> **Information shown**:

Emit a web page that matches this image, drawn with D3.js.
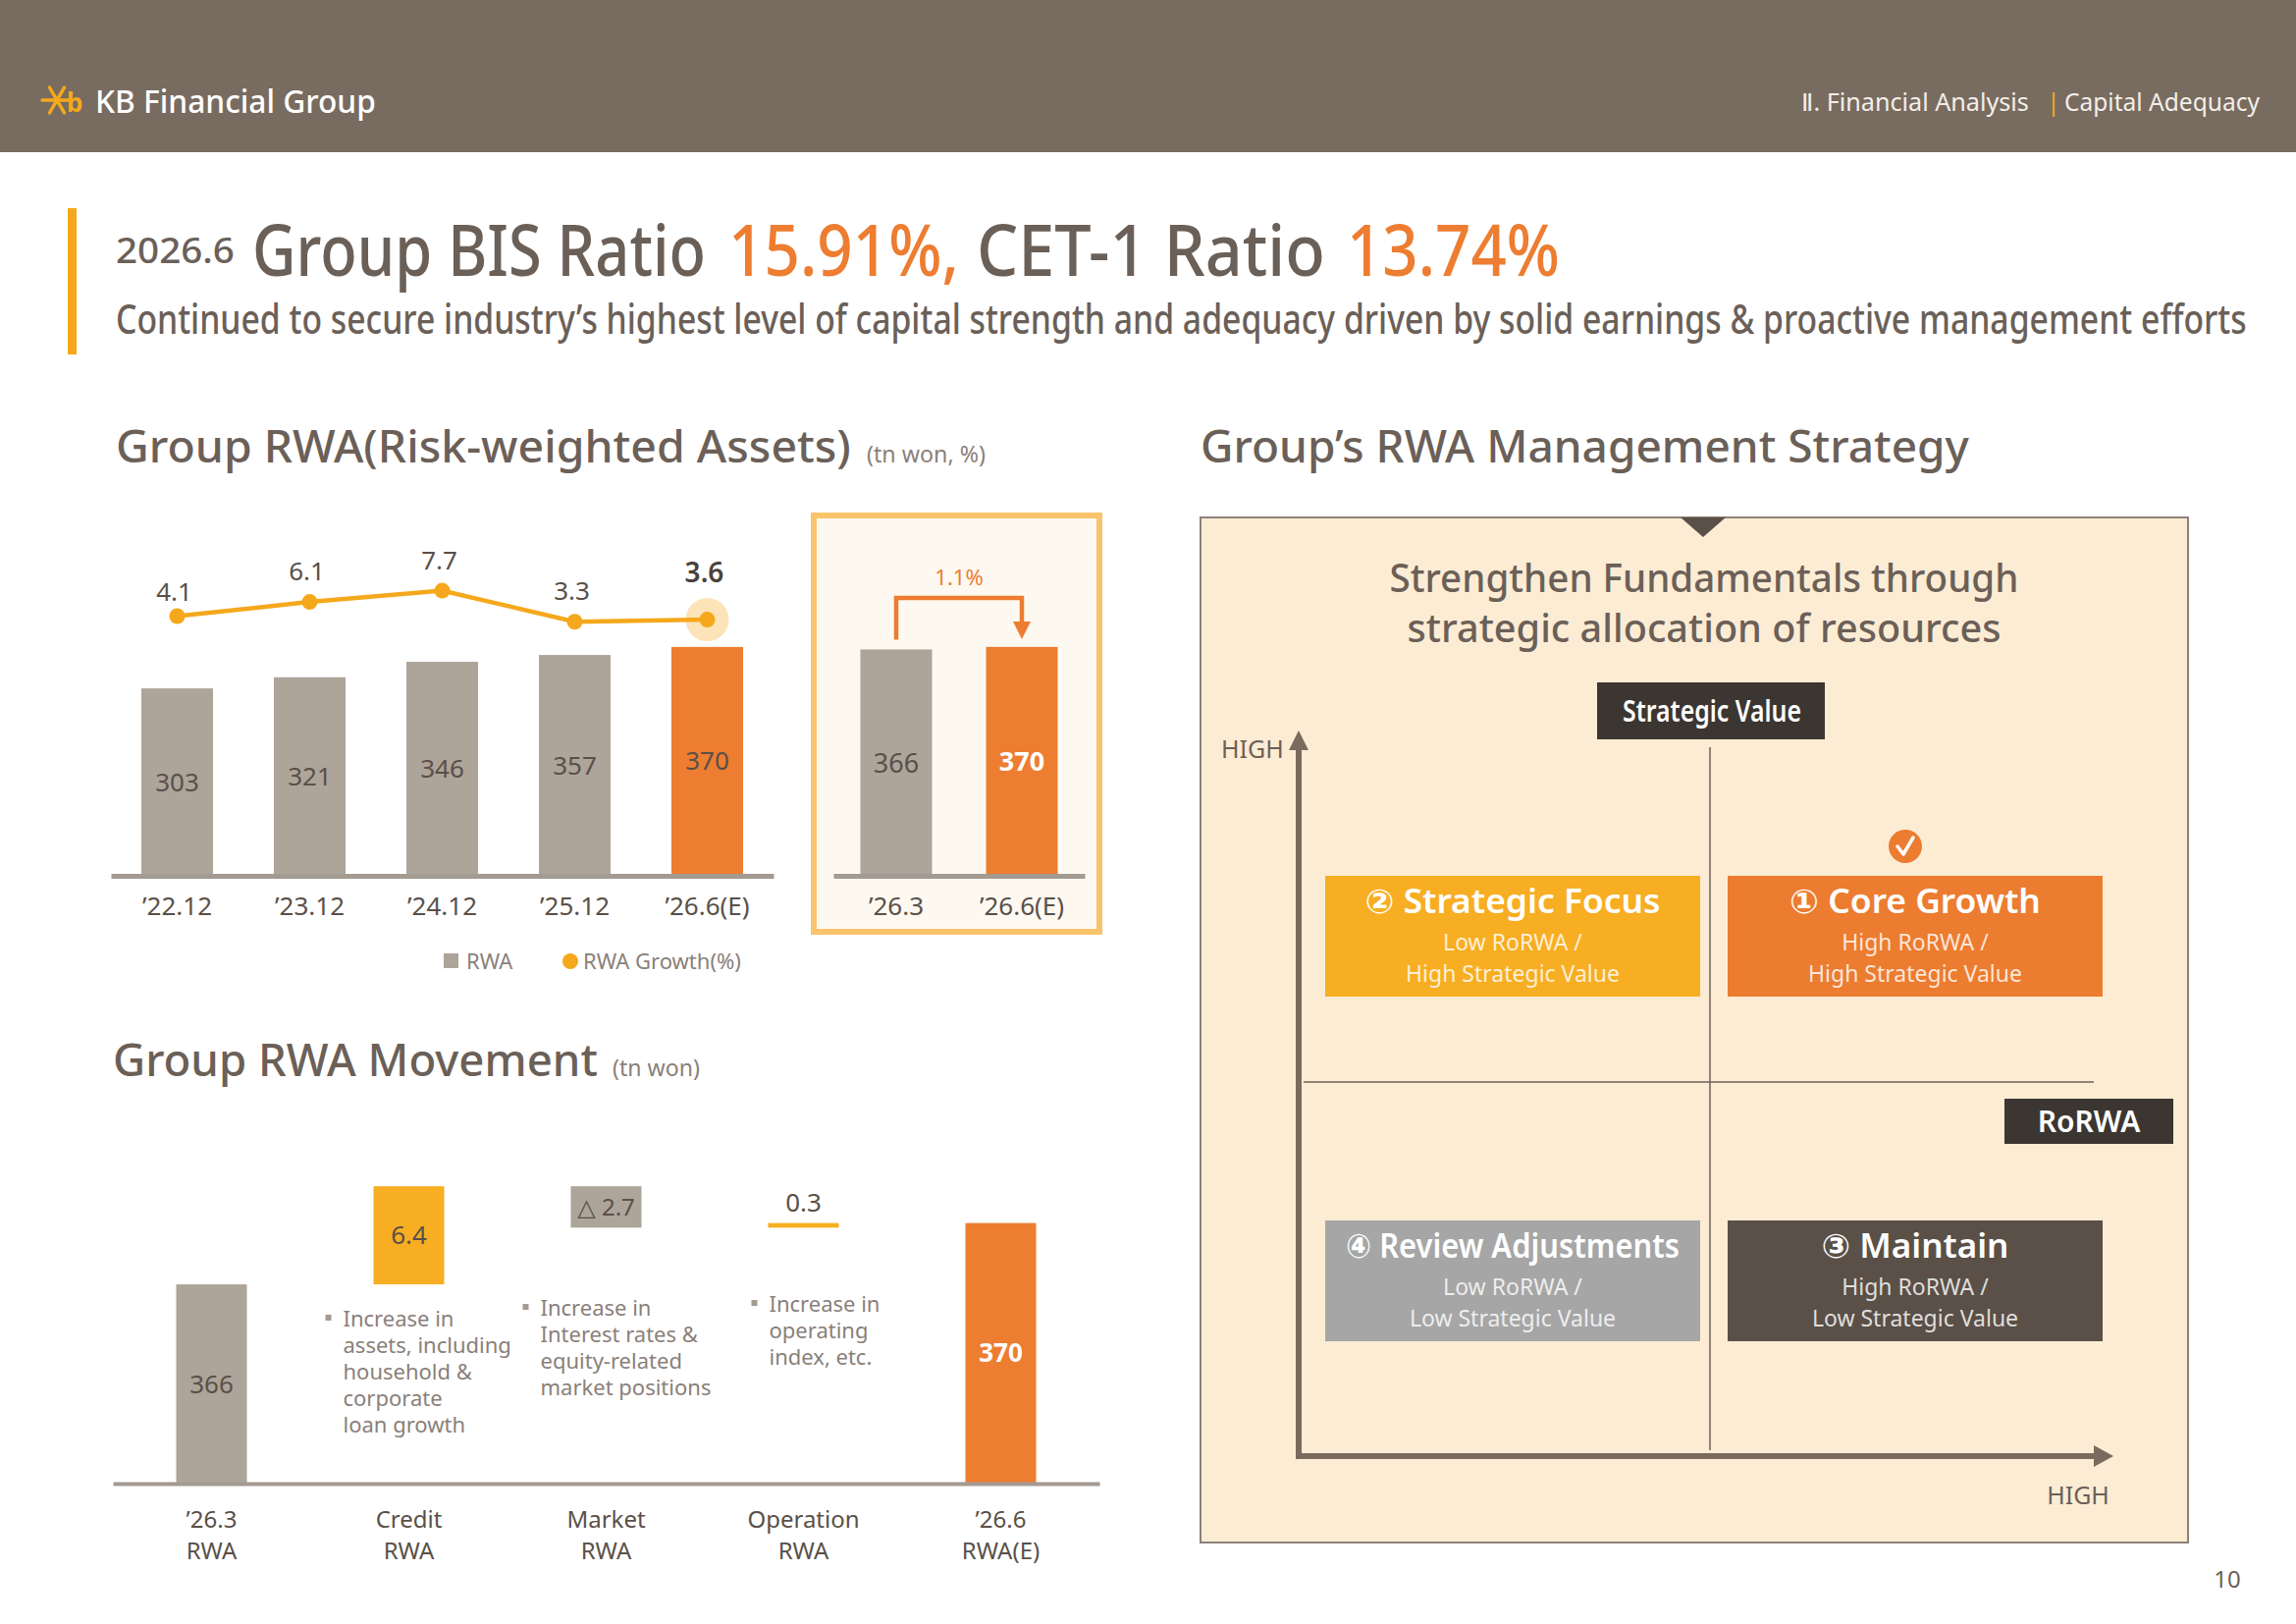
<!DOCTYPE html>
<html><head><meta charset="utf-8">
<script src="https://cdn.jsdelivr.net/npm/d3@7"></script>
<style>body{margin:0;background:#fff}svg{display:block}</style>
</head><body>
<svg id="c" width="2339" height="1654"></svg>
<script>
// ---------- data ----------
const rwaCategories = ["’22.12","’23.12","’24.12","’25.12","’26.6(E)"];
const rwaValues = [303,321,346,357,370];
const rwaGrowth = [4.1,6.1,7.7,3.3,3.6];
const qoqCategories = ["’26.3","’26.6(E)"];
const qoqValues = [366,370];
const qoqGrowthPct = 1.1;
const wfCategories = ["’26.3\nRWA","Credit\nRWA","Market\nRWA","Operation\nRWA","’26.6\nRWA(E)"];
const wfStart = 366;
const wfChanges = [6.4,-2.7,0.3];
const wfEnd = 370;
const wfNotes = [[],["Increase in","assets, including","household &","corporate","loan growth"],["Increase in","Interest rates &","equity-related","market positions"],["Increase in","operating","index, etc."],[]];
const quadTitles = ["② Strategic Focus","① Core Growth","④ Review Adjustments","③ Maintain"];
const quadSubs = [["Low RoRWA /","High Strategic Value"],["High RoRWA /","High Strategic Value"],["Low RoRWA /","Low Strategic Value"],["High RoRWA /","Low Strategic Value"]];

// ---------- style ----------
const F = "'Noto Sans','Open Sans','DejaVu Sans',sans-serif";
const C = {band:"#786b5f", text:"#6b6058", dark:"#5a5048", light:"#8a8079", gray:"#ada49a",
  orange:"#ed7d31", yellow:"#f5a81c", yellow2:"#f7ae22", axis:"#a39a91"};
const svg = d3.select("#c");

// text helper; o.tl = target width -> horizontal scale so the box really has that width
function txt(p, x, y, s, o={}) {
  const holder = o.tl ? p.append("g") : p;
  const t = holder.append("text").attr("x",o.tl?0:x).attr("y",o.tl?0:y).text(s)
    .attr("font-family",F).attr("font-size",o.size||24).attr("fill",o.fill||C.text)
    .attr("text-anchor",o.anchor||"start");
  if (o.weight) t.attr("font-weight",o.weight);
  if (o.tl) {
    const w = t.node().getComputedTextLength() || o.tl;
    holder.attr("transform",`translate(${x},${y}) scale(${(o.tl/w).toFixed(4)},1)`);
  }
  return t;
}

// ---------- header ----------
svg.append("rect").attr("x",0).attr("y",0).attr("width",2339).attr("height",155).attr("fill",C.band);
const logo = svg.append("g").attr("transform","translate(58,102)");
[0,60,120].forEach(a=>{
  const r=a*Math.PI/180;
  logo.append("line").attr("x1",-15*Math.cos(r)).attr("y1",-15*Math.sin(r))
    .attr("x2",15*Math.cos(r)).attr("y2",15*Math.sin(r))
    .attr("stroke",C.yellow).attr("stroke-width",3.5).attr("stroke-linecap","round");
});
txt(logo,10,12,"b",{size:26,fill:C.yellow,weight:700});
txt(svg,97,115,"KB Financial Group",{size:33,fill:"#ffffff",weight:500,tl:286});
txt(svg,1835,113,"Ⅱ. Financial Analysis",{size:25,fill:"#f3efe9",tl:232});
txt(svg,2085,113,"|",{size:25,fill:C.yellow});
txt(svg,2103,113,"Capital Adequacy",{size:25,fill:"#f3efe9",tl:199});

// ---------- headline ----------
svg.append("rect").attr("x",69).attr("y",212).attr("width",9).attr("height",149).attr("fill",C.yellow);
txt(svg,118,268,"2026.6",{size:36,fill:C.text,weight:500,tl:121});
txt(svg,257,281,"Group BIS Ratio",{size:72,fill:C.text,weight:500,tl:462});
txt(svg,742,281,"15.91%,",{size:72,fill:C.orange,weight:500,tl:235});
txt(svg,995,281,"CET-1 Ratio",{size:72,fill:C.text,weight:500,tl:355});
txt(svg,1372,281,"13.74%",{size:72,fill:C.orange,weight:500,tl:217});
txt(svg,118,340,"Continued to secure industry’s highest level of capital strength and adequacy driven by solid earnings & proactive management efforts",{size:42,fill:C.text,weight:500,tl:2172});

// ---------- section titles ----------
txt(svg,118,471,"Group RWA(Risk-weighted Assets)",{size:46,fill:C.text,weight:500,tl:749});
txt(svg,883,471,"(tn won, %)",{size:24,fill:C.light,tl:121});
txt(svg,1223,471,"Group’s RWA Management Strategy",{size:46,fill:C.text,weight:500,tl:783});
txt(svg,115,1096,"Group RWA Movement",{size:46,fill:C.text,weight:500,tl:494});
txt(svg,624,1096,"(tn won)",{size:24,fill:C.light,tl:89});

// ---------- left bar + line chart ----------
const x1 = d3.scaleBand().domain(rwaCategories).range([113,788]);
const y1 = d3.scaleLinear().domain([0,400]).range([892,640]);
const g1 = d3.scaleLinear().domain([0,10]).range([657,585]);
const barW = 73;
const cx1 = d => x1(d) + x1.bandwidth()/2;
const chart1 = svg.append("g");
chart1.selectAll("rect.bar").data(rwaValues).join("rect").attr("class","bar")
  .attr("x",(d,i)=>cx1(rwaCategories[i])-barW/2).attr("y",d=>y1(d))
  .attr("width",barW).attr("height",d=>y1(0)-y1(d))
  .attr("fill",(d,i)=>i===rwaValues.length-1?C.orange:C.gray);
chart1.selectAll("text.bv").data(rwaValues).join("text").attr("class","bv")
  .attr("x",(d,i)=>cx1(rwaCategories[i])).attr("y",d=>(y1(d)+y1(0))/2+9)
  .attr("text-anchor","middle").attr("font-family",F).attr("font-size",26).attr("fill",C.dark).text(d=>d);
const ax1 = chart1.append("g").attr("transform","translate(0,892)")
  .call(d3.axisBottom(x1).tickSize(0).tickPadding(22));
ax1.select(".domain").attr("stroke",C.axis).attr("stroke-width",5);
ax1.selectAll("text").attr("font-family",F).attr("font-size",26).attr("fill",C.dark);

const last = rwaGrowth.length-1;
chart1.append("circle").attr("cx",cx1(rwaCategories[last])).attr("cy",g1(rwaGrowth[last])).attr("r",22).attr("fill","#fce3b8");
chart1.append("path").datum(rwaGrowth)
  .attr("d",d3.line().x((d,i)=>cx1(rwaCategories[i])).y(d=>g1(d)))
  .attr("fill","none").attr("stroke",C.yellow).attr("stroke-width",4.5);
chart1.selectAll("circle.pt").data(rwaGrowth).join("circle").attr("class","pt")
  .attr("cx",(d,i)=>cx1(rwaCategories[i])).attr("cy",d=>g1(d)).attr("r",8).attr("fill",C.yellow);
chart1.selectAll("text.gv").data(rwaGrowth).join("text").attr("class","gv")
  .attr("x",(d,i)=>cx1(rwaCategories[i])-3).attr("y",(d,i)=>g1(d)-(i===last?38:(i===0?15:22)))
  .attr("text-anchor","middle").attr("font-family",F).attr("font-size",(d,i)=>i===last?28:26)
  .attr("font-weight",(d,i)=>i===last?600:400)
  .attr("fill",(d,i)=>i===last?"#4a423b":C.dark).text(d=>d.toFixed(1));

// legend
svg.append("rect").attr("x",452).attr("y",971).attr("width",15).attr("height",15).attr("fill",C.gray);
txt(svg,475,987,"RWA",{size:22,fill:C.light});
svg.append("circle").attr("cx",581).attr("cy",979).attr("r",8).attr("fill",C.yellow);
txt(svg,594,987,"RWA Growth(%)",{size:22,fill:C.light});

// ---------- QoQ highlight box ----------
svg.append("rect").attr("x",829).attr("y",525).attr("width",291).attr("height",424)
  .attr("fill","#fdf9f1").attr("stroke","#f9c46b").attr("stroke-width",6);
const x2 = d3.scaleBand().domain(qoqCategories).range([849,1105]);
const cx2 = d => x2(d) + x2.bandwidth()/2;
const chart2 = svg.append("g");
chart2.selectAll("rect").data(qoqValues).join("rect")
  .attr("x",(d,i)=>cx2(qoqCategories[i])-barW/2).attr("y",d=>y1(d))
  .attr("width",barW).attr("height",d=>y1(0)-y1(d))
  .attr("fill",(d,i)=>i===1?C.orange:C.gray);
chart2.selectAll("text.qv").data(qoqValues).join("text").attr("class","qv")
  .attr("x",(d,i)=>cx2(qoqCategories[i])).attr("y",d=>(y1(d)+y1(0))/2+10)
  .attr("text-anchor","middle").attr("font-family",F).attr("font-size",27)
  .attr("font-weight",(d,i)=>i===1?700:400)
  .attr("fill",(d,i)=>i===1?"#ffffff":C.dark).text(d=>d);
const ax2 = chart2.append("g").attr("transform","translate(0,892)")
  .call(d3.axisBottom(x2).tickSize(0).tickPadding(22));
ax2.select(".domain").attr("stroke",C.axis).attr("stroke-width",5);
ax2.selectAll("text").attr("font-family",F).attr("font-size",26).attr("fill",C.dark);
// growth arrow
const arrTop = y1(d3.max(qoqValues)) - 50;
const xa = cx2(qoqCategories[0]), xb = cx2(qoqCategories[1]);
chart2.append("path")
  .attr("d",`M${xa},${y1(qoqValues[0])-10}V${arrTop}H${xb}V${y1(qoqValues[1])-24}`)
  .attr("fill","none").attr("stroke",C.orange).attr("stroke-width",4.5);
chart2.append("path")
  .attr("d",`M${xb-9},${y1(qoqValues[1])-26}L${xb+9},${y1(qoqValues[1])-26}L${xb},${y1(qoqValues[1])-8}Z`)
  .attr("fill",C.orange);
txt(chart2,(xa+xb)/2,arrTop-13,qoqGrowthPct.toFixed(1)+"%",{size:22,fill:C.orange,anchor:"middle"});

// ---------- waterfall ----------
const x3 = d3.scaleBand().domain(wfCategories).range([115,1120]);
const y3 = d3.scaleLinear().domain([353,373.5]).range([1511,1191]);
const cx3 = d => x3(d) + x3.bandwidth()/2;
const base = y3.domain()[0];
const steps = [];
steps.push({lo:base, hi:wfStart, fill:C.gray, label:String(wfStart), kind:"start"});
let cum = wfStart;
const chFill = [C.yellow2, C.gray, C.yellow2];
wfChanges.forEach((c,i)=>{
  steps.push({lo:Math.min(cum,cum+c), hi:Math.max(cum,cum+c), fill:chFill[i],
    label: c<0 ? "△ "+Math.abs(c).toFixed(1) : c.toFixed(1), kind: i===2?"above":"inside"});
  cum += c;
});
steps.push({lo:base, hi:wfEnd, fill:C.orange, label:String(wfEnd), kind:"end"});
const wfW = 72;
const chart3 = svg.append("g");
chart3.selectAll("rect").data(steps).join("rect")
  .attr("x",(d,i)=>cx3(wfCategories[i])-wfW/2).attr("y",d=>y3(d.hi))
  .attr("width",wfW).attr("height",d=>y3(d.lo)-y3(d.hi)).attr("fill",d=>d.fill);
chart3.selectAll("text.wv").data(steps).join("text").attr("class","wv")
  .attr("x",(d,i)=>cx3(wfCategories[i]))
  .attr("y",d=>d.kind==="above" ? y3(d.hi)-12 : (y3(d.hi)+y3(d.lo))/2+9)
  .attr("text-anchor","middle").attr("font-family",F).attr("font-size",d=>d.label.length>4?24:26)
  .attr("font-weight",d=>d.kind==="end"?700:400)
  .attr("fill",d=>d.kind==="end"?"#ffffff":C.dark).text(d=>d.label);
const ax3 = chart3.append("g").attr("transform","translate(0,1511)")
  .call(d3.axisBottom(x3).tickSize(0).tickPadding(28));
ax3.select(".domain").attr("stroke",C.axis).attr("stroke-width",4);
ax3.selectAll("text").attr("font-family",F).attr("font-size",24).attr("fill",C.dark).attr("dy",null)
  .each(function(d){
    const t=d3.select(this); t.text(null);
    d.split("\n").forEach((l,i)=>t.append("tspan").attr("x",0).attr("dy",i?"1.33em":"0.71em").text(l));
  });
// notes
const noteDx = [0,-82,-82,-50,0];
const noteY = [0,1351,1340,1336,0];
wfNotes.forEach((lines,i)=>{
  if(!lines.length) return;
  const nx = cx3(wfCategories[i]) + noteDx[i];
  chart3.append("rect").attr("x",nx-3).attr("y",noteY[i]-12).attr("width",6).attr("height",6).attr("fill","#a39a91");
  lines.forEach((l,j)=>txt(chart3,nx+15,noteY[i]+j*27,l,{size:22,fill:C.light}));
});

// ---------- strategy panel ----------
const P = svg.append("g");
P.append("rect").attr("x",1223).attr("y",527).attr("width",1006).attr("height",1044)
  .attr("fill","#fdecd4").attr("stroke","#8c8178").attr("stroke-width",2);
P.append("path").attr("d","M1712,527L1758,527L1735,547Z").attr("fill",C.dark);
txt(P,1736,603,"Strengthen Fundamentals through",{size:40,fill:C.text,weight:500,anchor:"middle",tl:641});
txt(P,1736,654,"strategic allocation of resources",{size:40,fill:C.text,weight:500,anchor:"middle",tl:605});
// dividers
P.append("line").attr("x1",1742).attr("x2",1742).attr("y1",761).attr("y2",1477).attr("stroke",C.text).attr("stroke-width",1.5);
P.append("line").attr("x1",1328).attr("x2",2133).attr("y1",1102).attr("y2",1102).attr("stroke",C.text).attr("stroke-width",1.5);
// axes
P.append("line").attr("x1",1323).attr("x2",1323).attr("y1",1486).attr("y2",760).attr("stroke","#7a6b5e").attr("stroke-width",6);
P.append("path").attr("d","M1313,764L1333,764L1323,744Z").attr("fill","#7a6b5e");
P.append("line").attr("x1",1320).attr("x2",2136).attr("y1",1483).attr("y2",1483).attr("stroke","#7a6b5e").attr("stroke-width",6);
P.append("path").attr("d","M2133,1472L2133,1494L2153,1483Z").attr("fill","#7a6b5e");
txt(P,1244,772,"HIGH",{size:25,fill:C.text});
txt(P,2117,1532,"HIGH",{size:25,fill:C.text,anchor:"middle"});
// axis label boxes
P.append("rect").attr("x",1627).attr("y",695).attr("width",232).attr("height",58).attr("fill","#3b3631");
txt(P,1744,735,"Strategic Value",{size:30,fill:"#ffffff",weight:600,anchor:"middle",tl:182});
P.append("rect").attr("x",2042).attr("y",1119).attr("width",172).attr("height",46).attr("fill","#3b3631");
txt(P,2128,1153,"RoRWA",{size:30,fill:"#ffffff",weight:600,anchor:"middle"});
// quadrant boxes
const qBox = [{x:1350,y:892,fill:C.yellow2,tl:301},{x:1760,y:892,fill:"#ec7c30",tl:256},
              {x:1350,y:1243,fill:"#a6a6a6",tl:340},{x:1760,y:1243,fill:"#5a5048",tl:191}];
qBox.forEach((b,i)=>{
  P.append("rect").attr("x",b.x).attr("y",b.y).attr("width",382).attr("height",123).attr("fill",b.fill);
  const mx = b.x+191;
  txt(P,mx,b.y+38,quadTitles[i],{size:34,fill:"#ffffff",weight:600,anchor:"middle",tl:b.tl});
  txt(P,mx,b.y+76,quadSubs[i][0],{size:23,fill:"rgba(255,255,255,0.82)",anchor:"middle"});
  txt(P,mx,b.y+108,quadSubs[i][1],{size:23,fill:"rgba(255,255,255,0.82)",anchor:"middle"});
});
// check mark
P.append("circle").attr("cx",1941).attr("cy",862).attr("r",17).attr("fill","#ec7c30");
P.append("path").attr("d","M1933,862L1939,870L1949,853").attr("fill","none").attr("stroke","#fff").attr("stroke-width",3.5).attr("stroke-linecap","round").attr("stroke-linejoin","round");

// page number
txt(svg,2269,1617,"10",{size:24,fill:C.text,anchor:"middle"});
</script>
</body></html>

> **Aim of the exercise**: Select every line of the material above holding the word "that" and copy it.

> **Task answer**:
Emit a web page that matches this image, drawn with D3.js.
// text helper; o.tl = target width -> horizontal scale so the box really has that width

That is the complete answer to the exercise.